TASK TO CARRY OUT:
Repeat exactly the lines running from the first line of the data to the line containing "align=center, minimum height=59pt]", both ends included, and nothing else; drop the pictures.

INFORMATION PROVIDED:
+ + +
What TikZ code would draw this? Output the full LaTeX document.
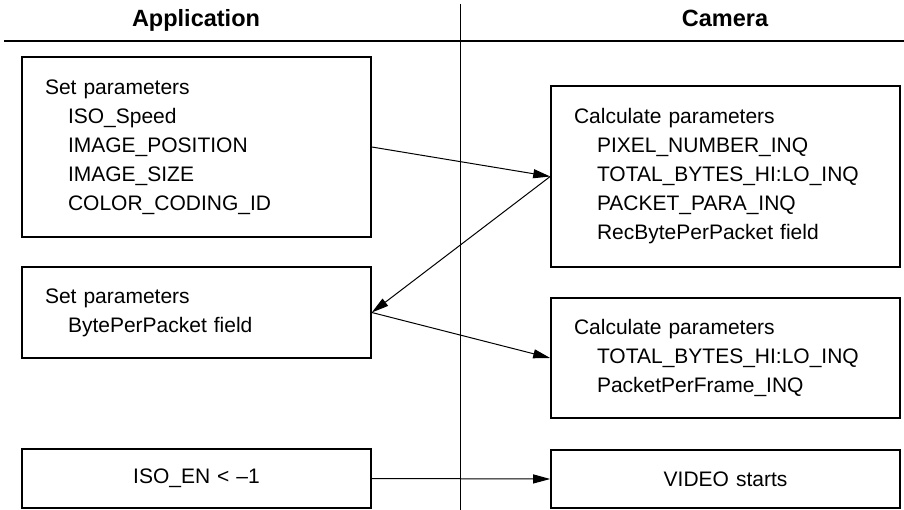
\documentclass[tikz,border=0pt]{standalone}
\usepackage{fontspec}
\setmainfont{Liberation Sans}
\usetikzlibrary{positioning,arrows.meta}

\newcommand{\ind}{\hspace*{23pt}}

\begin{document}
\begin{tikzpicture}[x=1pt, y=-1pt,
    flowbox/.style={draw, line width=1.6pt, minimum width=349pt, inner xsep=23pt, inner ysep=0pt,
      text width=303pt, align=left, font=\fontsize{21}{29}\selectfont},
    msg/.style={-{Triangle[length=17pt,width=9pt]}, line width=1pt},
    lane/.style={anchor=base, font=\fontsize{23.5}{28}\selectfont\bfseries}]
    \useasboundingbox (0,0) rectangle (904,510);

    % Lanes
    \node[lane] (app) at (196,27) {Application};
    \node[lane] (cam) at (725,27) {Camera};
    \coordinate (divtop) at (460,4);
    \coordinate (divbot) at (460,510);
    \coordinate (ruleleft) at (4,41);
    \coordinate (ruleright) at (904,41);
    \draw[line width=1pt] (divtop) -- (divbot);
    \draw[line width=1.2pt] (ruleleft) -- (ruleright);

    % Application side
    \node[flowbox, minimum height=180pt] (setA) at (196.5,147)
      {Set parameters\\ \ind ISO\_Speed\\ \ind IMAGE\_POSITION\\ \ind IMAGE\_SIZE\\ \ind COLOR\_CODING\_ID};
    \node[flowbox, minimum height=91pt] (setB) at (196.5,312.5)
      {Set parameters\\ \ind BytePerPacket field};
    \node[flowbox, align=center, minimum height=59pt] (isoen) at (196.5,478.5) {ISO\_EN < --1};

    % Camera side
    \node[flowbox, minimum height=181pt] (calcA) at (725.5,176.5)
      {Calculate parameters\\ \ind PIXEL\_NUMBER\_INQ\\ \ind TOTAL\_BYTES\_HI:LO\_INQ\\ \ind PACKET\_PARA\_INQ\\ \ind RecBytePerPacket field};
    \node[flowbox, minimum height=120pt] (calcB) at (725.5,358)
      {Calculate parameters\\ \ind TOTAL\_BYTES\_HI:LO\_INQ\\ \ind PacketPerFrame\_INQ};
    \node[flowbox, align=center, minimum height=58pt] (video) at (725.5,479) {VIDEO starts};

    % Messages
    \draw[msg] (setA.east) -- (calcA.west);
    \draw[msg] (calcA.west) -- (setB.east);
    \draw[msg] (setB.east) -- (calcB.west);
    \draw[msg] (isoen.east) -- (video.west);
\end{tikzpicture}
\end{document}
+ + +
ANSWER TO THIS TASK:
What TikZ code would draw this? Output the full LaTeX document.
\documentclass[tikz,border=0pt]{standalone}
\usepackage{fontspec}
\setmainfont{Liberation Sans}
\usetikzlibrary{positioning,arrows.meta}

\newcommand{\ind}{\hspace*{23pt}}

\begin{document}
\begin{tikzpicture}[x=1pt, y=-1pt,
    flowbox/.style={draw, line width=1.6pt, minimum width=349pt, inner xsep=23pt, inner ysep=0pt,
      text width=303pt, align=left, font=\fontsize{21}{29}\selectfont},
    msg/.style={-{Triangle[length=17pt,width=9pt]}, line width=1pt},
    lane/.style={anchor=base, font=\fontsize{23.5}{28}\selectfont\bfseries}]
    \useasboundingbox (0,0) rectangle (904,510);

    % Lanes
    \node[lane] (app) at (196,27) {Application};
    \node[lane] (cam) at (725,27) {Camera};
    \coordinate (divtop) at (460,4);
    \coordinate (divbot) at (460,510);
    \coordinate (ruleleft) at (4,41);
    \coordinate (ruleright) at (904,41);
    \draw[line width=1pt] (divtop) -- (divbot);
    \draw[line width=1.2pt] (ruleleft) -- (ruleright);

    % Application side
    \node[flowbox, minimum height=180pt] (setA) at (196.5,147)
      {Set parameters\\ \ind ISO\_Speed\\ \ind IMAGE\_POSITION\\ \ind IMAGE\_SIZE\\ \ind COLOR\_CODING\_ID};
    \node[flowbox, minimum height=91pt] (setB) at (196.5,312.5)
      {Set parameters\\ \ind BytePerPacket field};
    \node[flowbox, align=center, minimum height=59pt] (isoen) at (196.5,478.5) {ISO\_EN < --1};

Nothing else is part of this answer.